Recorded information →
:::

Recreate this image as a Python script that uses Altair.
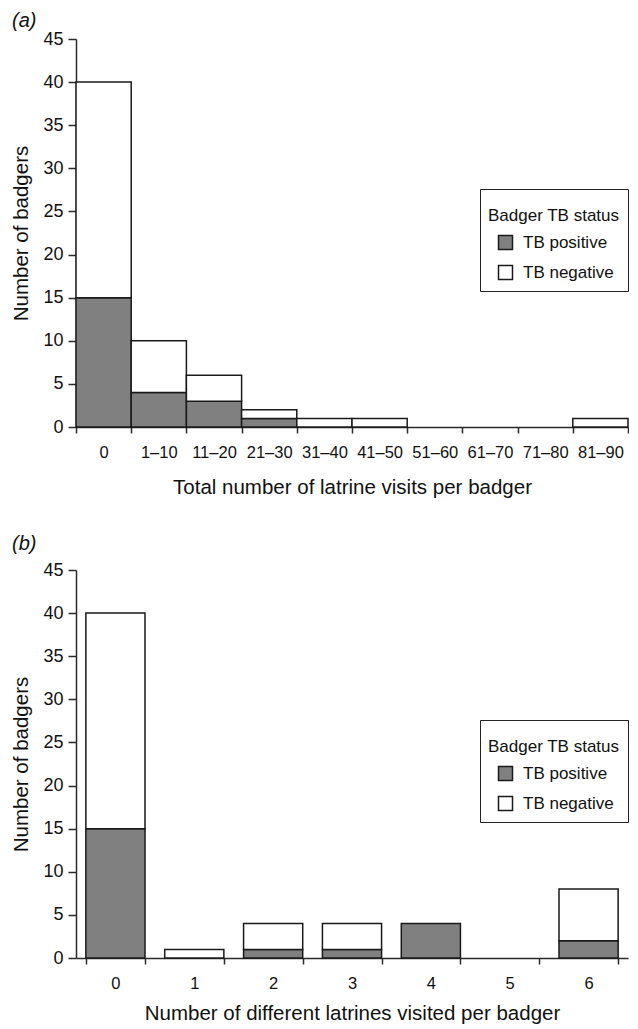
import altair as alt
import pandas as pd

FONT = "Liberation Sans"

# Panel (a): total number of latrine visits per badger
cats_a = ["0", "1–10", "11–20", "21–30", "31–40", "41–50",
          "51–60", "61–70", "71–80", "81–90"]
pos_a = [15, 4, 3, 1, 0, 0, 0, 0, 0, 0]
neg_a = [25, 6, 3, 1, 1, 1, 0, 0, 0, 1]

# Panel (b): number of different latrines visited per badger
cats_b = ["0", "1", "2", "3", "4", "5", "6"]
pos_b = [15, 0, 1, 1, 4, 0, 2]
neg_b = [25, 1, 3, 3, 0, 0, 6]

status_names = ["TB positive", "TB negative"]
status_colors = ["#808080", "#ffffff"]
y_ticks = [0, 5, 10, 15, 20, 25, 30, 35, 40, 45]


def long_df(cats, pos, neg):
    rows = []
    for c, p, n in zip(cats, pos, neg):
        rows.append({"cat": c, "status": status_names[0], "ord": 0, "count": p})
        rows.append({"cat": c, "status": status_names[1], "ord": 1, "count": n})
    return pd.DataFrame(rows)


def panel(cats, pos, neg, label, xtitle, pin, pout, toff, xlpad, xtpad):
    df = long_df(cats, pos, neg)
    return (
        alt.Chart(
            df,
            title=alt.TitleParams(
                label, anchor="start", frame="bounds", font=FONT,
                fontSize=20, fontStyle="italic", fontWeight="normal",
                color="#111111", offset=toff,
            ),
        )
        .transform_filter("datum.count > 0")
        .mark_bar(stroke="#1a1a1a", strokeWidth=1.5)
        .encode(
            x=alt.X(
                "cat:N",
                sort=cats,
                scale=alt.Scale(domain=cats, paddingInner=pin, paddingOuter=pout),
                axis=alt.Axis(title=xtitle, labelAngle=0, tickBand="extent",
                              labelPadding=xlpad, titlePadding=xtpad),
            ),
            y=alt.Y(
                "count:Q",
                stack="zero",
                scale=alt.Scale(domain=[0, 45], nice=False),
                axis=alt.Axis(values=y_ticks, title="Number of badgers"),
            ),
            color=alt.Color(
                "status:N",
                scale=alt.Scale(domain=status_names, range=status_colors),
                legend=alt.Legend(
                    title=["", "Badger TB status"],
                    titleLineHeight=11,
                    orient="none",
                    legendX=404,
                    legendY=150,
                    strokeColor="#222222",
                    fillColor="#ffffff",
                    padding=8,
                    titleFont=FONT,
                    titleFontSize=17,
                    titleFontWeight="normal",
                    titleColor="#111111",
                    titlePadding=9,
                    labelFont=FONT,
                    labelFontSize=17,
                    labelColor="#111111",
                    symbolType="square",
                    symbolSize=196,
                    symbolStrokeColor="#1a1a1a",
                    symbolStrokeWidth=1.5,
                    symbolOffset=9,
                    labelOffset=9,
                    rowPadding=9,
                ),
            ),
            order=alt.Order("ord:Q"),
        )
        .properties(width=552, height=388)
    )


chart_a = panel(cats_a, pos_a, neg_a, "(a)",
                "Total number of latrine visits per badger", 0, 0, -1, 11, 17)
chart_b = panel(cats_b, pos_b, neg_b, "(b)",
                "Number of different latrines visited per badger", 0.25, 0.125, 7, 11, 12)

chart = (
    alt.vconcat(chart_a, chart_b, spacing=36)
    .resolve_legend(color="independent")
    .properties(padding={"left": 3, "top": 3, "right": 0, "bottom": 0})
    .configure_view(stroke=None)
    .configure_axis(
        grid=False,
        domainColor="#2a2a2a",
        domainWidth=1.5,
        tickColor="#2a2a2a",
        tickWidth=1.5,
        labelFont=FONT,
        titleFont=FONT,
        labelColor="#111111",
        titleColor="#111111",
        titleFontWeight="normal",
        titleFontSize=20.5,
    )
    .configure_axisX(labelFontSize=16.5, tickSize=6)
    .configure_axisY(labelFontSize=18, tickSize=8, labelPadding=5, titlePadding=11)
)

chart.save("out.html", embed_options={"renderer": "svg", "actions": False})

:::

What you will do → Repeat all the data as it stands, dropping any images it holds.

The response →
Recreate this image as a Python script that uses Altair.
import altair as alt
import pandas as pd

FONT = "Liberation Sans"

# Panel (a): total number of latrine visits per badger
cats_a = ["0", "1–10", "11–20", "21–30", "31–40", "41–50",
          "51–60", "61–70", "71–80", "81–90"]
pos_a = [15, 4, 3, 1, 0, 0, 0, 0, 0, 0]
neg_a = [25, 6, 3, 1, 1, 1, 0, 0, 0, 1]

# Panel (b): number of different latrines visited per badger
cats_b = ["0", "1", "2", "3", "4", "5", "6"]
pos_b = [15, 0, 1, 1, 4, 0, 2]
neg_b = [25, 1, 3, 3, 0, 0, 6]

status_names = ["TB positive", "TB negative"]
status_colors = ["#808080", "#ffffff"]
y_ticks = [0, 5, 10, 15, 20, 25, 30, 35, 40, 45]


def long_df(cats, pos, neg):
    rows = []
    for c, p, n in zip(cats, pos, neg):
        rows.append({"cat": c, "status": status_names[0], "ord": 0, "count": p})
        rows.append({"cat": c, "status": status_names[1], "ord": 1, "count": n})
    return pd.DataFrame(rows)


def panel(cats, pos, neg, label, xtitle, pin, pout, toff, xlpad, xtpad):
    df = long_df(cats, pos, neg)
    return (
        alt.Chart(
            df,
            title=alt.TitleParams(
                label, anchor="start", frame="bounds", font=FONT,
                fontSize=20, fontStyle="italic", fontWeight="normal",
                color="#111111", offset=toff,
            ),
        )
        .transform_filter("datum.count > 0")
        .mark_bar(stroke="#1a1a1a", strokeWidth=1.5)
        .encode(
            x=alt.X(
                "cat:N",
                sort=cats,
                scale=alt.Scale(domain=cats, paddingInner=pin, paddingOuter=pout),
                axis=alt.Axis(title=xtitle, labelAngle=0, tickBand="extent",
                              labelPadding=xlpad, titlePadding=xtpad),
            ),
            y=alt.Y(
                "count:Q",
                stack="zero",
                scale=alt.Scale(domain=[0, 45], nice=False),
                axis=alt.Axis(values=y_ticks, title="Number of badgers"),
            ),
            color=alt.Color(
                "status:N",
                scale=alt.Scale(domain=status_names, range=status_colors),
                legend=alt.Legend(
                    title=["", "Badger TB status"],
                    titleLineHeight=11,
                    orient="none",
                    legendX=404,
                    legendY=150,
                    strokeColor="#222222",
                    fillColor="#ffffff",
                    padding=8,
                    titleFont=FONT,
                    titleFontSize=17,
                    titleFontWeight="normal",
                    titleColor="#111111",
                    titlePadding=9,
                    labelFont=FONT,
                    labelFontSize=17,
                    labelColor="#111111",
                    symbolType="square",
                    symbolSize=196,
                    symbolStrokeColor="#1a1a1a",
                    symbolStrokeWidth=1.5,
                    symbolOffset=9,
                    labelOffset=9,
                    rowPadding=9,
                ),
            ),
            order=alt.Order("ord:Q"),
        )
        .properties(width=552, height=388)
    )


chart_a = panel(cats_a, pos_a, neg_a, "(a)",
                "Total number of latrine visits per badger", 0, 0, -1, 11, 17)
chart_b = panel(cats_b, pos_b, neg_b, "(b)",
                "Number of different latrines visited per badger", 0.25, 0.125, 7, 11, 12)

chart = (
    alt.vconcat(chart_a, chart_b, spacing=36)
    .resolve_legend(color="independent")
    .properties(padding={"left": 3, "top": 3, "right": 0, "bottom": 0})
    .configure_view(stroke=None)
    .configure_axis(
        grid=False,
        domainColor="#2a2a2a",
        domainWidth=1.5,
        tickColor="#2a2a2a",
        tickWidth=1.5,
        labelFont=FONT,
        titleFont=FONT,
        labelColor="#111111",
        titleColor="#111111",
        titleFontWeight="normal",
        titleFontSize=20.5,
    )
    .configure_axisX(labelFontSize=16.5, tickSize=6)
    .configure_axisY(labelFontSize=18, tickSize=8, labelPadding=5, titlePadding=11)
)

chart.save("out.html", embed_options={"renderer": "svg", "actions": False})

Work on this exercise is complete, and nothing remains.